• Set exercise: Only the lines from the start of the data through the one containing "import plotly.graph_objects as go" belong in your answer; return them exactly.

• Data section:
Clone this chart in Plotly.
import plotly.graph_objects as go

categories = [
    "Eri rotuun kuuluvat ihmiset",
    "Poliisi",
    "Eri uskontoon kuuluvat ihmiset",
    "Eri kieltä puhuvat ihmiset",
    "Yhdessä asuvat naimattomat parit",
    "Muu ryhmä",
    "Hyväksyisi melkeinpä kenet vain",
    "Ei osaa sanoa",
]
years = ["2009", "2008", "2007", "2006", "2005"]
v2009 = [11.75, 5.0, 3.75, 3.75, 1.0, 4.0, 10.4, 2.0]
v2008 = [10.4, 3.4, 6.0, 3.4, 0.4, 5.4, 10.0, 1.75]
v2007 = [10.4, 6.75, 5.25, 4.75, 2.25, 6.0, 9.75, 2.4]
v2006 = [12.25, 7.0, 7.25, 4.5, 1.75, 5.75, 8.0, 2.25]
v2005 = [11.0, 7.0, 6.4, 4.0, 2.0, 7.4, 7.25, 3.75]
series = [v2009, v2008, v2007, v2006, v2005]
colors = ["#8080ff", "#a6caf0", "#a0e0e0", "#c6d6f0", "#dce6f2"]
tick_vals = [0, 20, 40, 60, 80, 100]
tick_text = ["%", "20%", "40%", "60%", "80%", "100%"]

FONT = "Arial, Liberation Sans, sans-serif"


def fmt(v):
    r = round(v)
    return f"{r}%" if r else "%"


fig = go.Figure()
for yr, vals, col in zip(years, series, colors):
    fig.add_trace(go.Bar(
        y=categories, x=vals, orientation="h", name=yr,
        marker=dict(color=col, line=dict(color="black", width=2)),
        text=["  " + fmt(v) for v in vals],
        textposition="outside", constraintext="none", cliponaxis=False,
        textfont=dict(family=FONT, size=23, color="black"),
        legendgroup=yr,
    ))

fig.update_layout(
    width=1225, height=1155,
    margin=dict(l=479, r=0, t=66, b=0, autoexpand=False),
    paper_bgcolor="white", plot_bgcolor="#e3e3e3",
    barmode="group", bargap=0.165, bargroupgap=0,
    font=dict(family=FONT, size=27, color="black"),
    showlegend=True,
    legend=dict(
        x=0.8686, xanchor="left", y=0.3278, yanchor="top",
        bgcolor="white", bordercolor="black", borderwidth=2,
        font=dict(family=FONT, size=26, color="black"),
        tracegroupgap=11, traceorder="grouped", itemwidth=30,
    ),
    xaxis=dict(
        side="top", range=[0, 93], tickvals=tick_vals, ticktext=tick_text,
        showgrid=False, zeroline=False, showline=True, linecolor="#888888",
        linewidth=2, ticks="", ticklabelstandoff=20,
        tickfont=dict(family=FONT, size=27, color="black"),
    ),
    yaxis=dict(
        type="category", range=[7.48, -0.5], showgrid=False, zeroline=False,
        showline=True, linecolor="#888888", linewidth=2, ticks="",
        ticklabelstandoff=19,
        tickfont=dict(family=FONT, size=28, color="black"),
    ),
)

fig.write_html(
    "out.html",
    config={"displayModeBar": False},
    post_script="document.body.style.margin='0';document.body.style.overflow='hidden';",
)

• Answer to the problem:
Clone this chart in Plotly.
import plotly.graph_objects as go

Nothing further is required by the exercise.